Sake-Bomb is a 2013 film directed by Junya Sakino, written by Jeff Mizushima, and starring Gaku Hamada and Eugene Kim as cousins who embark on a road trip in California. It is a shared Japanese and American production. It premiered at the 2013 SXSW film festival.

== Plot ==
After his girlfriend dumps him, Sebastian, a cynical and bitter Asian-American vlogger, meets his cousin Naoto, a Japanese tourist. Naoto has come to America to follow his ex-girlfriend, who left him without any explanation. Seeking answers for their respective relationship issues, the two embark on a road trip that results in culture clash between the two cousins and wider American culture.

== Cast ==
- Gaku Hamada as Naota
- Eugene Kim as Sebastian
- Marlane Barnes as Joslyn
- Josh Brodis as Michael
- Denden as Masa
- Chrissie Fit as Edie
- Samantha Quan as Tamiko
- Hiroyuki Watanabe as Takanori
- Jessika Van as Annie
- Jenn Liu as Olivia
- Dat Phan as Long Wang
- Mary Carey as Ms. Robinson

== Production ==
Besides a comedy enjoyable without thinking about heavy themes, director Sakino wanted to offer audiences subject matter with which broad audiences could identify if they looked closer. Aspects of the film were based on real experiences that Sakino and writer Mizushima faced as Asians in America. The crew was multicultural, and this caused real-life culture clashes.

== Release ==
Sake-Bomb premiered at the 2013 South by Southwest film festival. It was distributed in the UK by Third Window Films and in the US by First Pond.

== Reception ==
Kaori Shoji of The Japan Times rated it 3.5/5 stars and wrote, "It has its good points, but on the other hand, Sake Bomb seems to pander a bit much to the insecurities and sense of inadequacy that are a big part of life for Japanese living in America." Inkoo Kang of the Los Angeles Times called it "a thoughtful and moving road-trip dramedy" that is hurt by Mizushima's editing.
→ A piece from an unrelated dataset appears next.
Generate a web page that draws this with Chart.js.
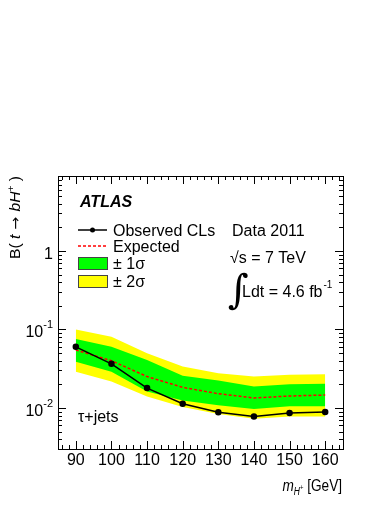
<!DOCTYPE html>
<html>
<head>
<meta charset="utf-8">
<script src="https://cdn.jsdelivr.net/npm/chart.js@4.4.0/dist/chart.umd.min.js"></script>
<style>
  body { margin: 0; background: #fff; }
  canvas { display: block; }
</style>
</head>
<body>
<canvas id="limitChart" width="390" height="505"></canvas>
<script>
// charged Higgs mass points [GeV]
const masses = [90, 100, 110, 120, 130, 140, 150, 160];
// 95% CL upper limits on B(t -> bH+), tau+jets channel
const observed = [0.060, 0.0365, 0.0179, 0.0113, 0.0088, 0.0078, 0.0086, 0.0089];
const expected = [0.0547, 0.040, 0.0251, 0.0183, 0.0152, 0.0134, 0.0142, 0.0146];
const sigma1Up = [0.0753, 0.060, 0.0408, 0.0257, 0.0224, 0.0187, 0.0201, 0.0203];
const sigma1Down = [0.0389, 0.029, 0.0162, 0.0124, 0.0108, 0.0097, 0.0105, 0.0105];
const sigma2Up = [0.100, 0.0806, 0.0497, 0.0337, 0.0277, 0.0251, 0.0264, 0.0269];
const sigma2Down = [0.029, 0.0217, 0.014, 0.0103, 0.0084, 0.0073, 0.0078, 0.0078];

const xTickValues = [90, 100, 110, 120, 130, 140, 150, 160];
const xTickLabels = ['90', '100', '110', '120', '130', '140', '150', '160'];
const yTickValues = [0.01, 0.1, 1];
const yTickLabels = [['10', '-2'], ['10', '-1'], ['1', '']];

const FONT = '"Liberation Sans", Arial, Helvetica, sans-serif';

function toPoints(values) {
    return masses.map((m, i) => ({ x: m, y: values[i] }));
}

function partsWidth(ctx, parts) {
    let width = 0;
    parts.forEach(p => { ctx.font = p[1]; width += ctx.measureText(p[0]).width; });
    return width;
}

// draws a list of [text, font, dy] pieces next to each other
function drawParts(ctx, parts, x, y, align) {
    const width = partsWidth(ctx, parts);
    let cx = x;
    if (align === 'right') cx = x - width;
    if (align === 'center') cx = x - width / 2;
    parts.forEach(p => {
        ctx.font = p[1];
        ctx.fillText(p[0], cx, y + (p[2] || 0));
        cx += ctx.measureText(p[0]).width;
    });
    return width;
}

const atlasDecor = {
    id: 'atlasDecor',
    afterDraw(chart) {
        const ctx = chart.ctx;
        const area = chart.chartArea;
        const xs = chart.scales.x;
        const ys = chart.scales.y;
        ctx.save();
        ctx.strokeStyle = '#000';
        ctx.fillStyle = '#000';
        ctx.lineWidth = 1;
        ctx.textAlign = 'left';
        ctx.textBaseline = 'alphabetic';

        // frame
        ctx.strokeRect(area.left + 0.5, area.top + 0.5, area.right - area.left, area.bottom - area.top);

        // x ticks, bottom and top
        ctx.beginPath();
        for (let v = 86; v <= 164; v += 2) {
            const px = Math.round(xs.getPixelForValue(v)) + 0.5;
            const len = v % 10 === 0 ? 8 : 4;
            ctx.moveTo(px, area.bottom);
            ctx.lineTo(px, area.bottom - len);
            ctx.moveTo(px, area.top);
            ctx.lineTo(px, area.top + len);
        }
        // y ticks, left and right (log)
        for (let e = -3; e <= 0; e++) {
            for (let k = 1; k <= 9; k++) {
                const v = k * Math.pow(10, e);
                if (v < ys.min || v > ys.max) continue;
                const py = Math.round(ys.getPixelForValue(v)) + 0.5;
                const len = k === 1 ? 8 : 4;
                ctx.moveTo(area.left, py);
                ctx.lineTo(area.left + len, py);
                ctx.moveTo(area.right, py);
                ctx.lineTo(area.right - len, py);
            }
        }
        ctx.stroke();

        // tick labels
        ctx.font = '16px ' + FONT;
        ctx.textAlign = 'center';
        xTickValues.forEach((v, i) => {
            ctx.fillText(xTickLabels[i], xs.getPixelForValue(v), area.bottom + 16);
        });
        ctx.textAlign = 'left';
        yTickValues.forEach((v, i) => {
            const py = ys.getPixelForValue(v);
            const lab = yTickLabels[i];
            drawParts(ctx, [
                [lab[0], '16px ' + FONT, 0],
                [lab[1], '11px ' + FONT, -9]
            ], area.left - 5, py + 8, 'right');
        });

        // y axis title
        const yParts = [
            ['B( ', '14px ' + FONT, 0],
            ['t', 'italic 14px ' + FONT, 0],
            [' \u2192 ', '14px "DejaVu Sans", sans-serif', 0],
            ['bH', 'italic 14px ' + FONT, 0],
            ['+', '9px ' + FONT, -6],
            [' )', '14px ' + FONT, 0]
        ];
        const yw = partsWidth(ctx, yParts);
        ctx.save();
        ctx.translate(20, area.top);
        ctx.rotate(-Math.PI / 2);
        ctx.scale(83 / yw, 1);
        drawParts(ctx, yParts, 0, 0, 'right');
        ctx.restore();

        // x axis title
        ctx.save();
        ctx.translate(342, 491);
        ctx.scale(0.85, 1);
        drawParts(ctx, [
            ['m', 'italic 16px ' + FONT, 0],
            ['H', 'italic 10px ' + FONT, 4],
            ['+', '7px ' + FONT, -1],
            [' [GeV]', '16px ' + FONT, 0]
        ], 0, 0, 'right');
        ctx.restore();

        // ATLAS label
        ctx.font = 'italic bold 16px ' + FONT;
        ctx.fillText('ATLAS', 80, 207);

        // legend
        const lx = 78, lw = 29, tx = 113;
        ctx.font = '16px ' + FONT;
        ctx.lineWidth = 1.5;
        ctx.beginPath();
        ctx.moveTo(lx, 230);
        ctx.lineTo(lx + lw, 230);
        ctx.stroke();
        ctx.beginPath();
        ctx.arc(lx + lw / 2, 230, 2.5, 0, Math.PI * 2);
        ctx.fill();
        ctx.fillText('Observed CLs', tx, 236);

        ctx.strokeStyle = '#ff0000';
        ctx.setLineDash([3, 2]);
        ctx.beginPath();
        ctx.moveTo(lx, 246);
        ctx.lineTo(lx + lw, 246);
        ctx.stroke();
        ctx.setLineDash([]);
        ctx.fillText('Expected', tx, 252);

        ctx.lineWidth = 1;
        ctx.strokeStyle = '#444';
        ctx.fillStyle = '#00ff00';
        ctx.fillRect(lx, 257, lw, 12);
        ctx.strokeRect(lx + 0.5, 257.5, lw, 12);
        ctx.fillStyle = '#ffff00';
        ctx.fillRect(lx, 275, lw, 12);
        ctx.strokeRect(lx + 0.5, 275.5, lw, 12);
        ctx.fillStyle = '#000';
        ctx.fillText('\u00b1 1\u03c3', tx, 269);
        ctx.fillText('\u00b1 2\u03c3', tx, 287);

        // run info
        ctx.fillText('Data 2011', 232, 236);
        ctx.fillText('\u221as = 7 TeV', 230, 263);
        ctx.font = '40px "DejaVu Serif", serif';
        ctx.fillText('\u222b', 228, 303);
        const lw2 = drawParts(ctx, [['Ldt = 4.6 fb', '16px ' + FONT, 0]], 242, 297, 'left');
        drawParts(ctx, [['-1', '10px ' + FONT, 0]], 242 + lw2 + 1, 288, 'left');

        // channel
        ctx.font = '16px ' + FONT;
        ctx.fillText('\u03c4+jets', 78, 422);
        ctx.restore();
    }
};

const ctx = document.getElementById('limitChart').getContext('2d');
const limitChart = new Chart(ctx, {
    type: 'line',
    data: {
        datasets: [{
            label: 'Observed CLs',
            data: toPoints(observed),
            borderColor: '#000',
            borderWidth: 1.5,
            pointRadius: 2.5,
            pointBackgroundColor: '#000',
            pointBorderColor: '#000',
            fill: false
        }, {
            label: 'Expected',
            data: toPoints(expected),
            borderColor: '#ff0000',
            borderWidth: 1.5,
            borderDash: [3, 2],
            pointRadius: 0,
            fill: false
        }, {
            label: '1 sigma up',
            data: toPoints(sigma1Up),
            borderColor: 'transparent',
            backgroundColor: '#00ff00',
            pointRadius: 0,
            fill: '+1'
        }, {
            label: '1 sigma down',
            data: toPoints(sigma1Down),
            borderColor: 'transparent',
            pointRadius: 0,
            fill: false
        }, {
            label: '2 sigma up',
            data: toPoints(sigma2Up),
            borderColor: 'transparent',
            backgroundColor: '#ffff00',
            pointRadius: 0,
            fill: '+1'
        }, {
            label: '2 sigma down',
            data: toPoints(sigma2Down),
            borderColor: 'transparent',
            pointRadius: 0,
            fill: false
        }]
    },
    options: {
        responsive: false,
        animation: false,
        devicePixelRatio: 1,
        layout: { padding: { left: 58, top: 176, right: 47, bottom: 56 } },
        elements: { line: { tension: 0 } },
        scales: {
            x: { type: 'linear', min: 85, max: 165, display: false },
            y: { type: 'logarithmic', min: 0.003, max: 9, display: false }
        },
        plugins: {
            legend: { display: false },
            tooltip: { enabled: false }
        }
    },
    plugins: [atlasDecor]
});
</script>
</body>
</html>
Jamie S. Rich of The Oregonian wrote, "Sake-Bomb is a road-tripping culture-clash comedy with something to say, even though it's not always good at saying it." James Mudge of Beyond Hollywood described it as "a very enjoyable mix of serious and intriguing themes with a commercially friendly road-buddy comedy in the traditional Hollywood style."

The film won Best Narrative Feature at the 2013 San Diego Asian Film Festival. Mizushima won Outstanding Screenplay at the Los Angeles Asian Pacific Film Festival.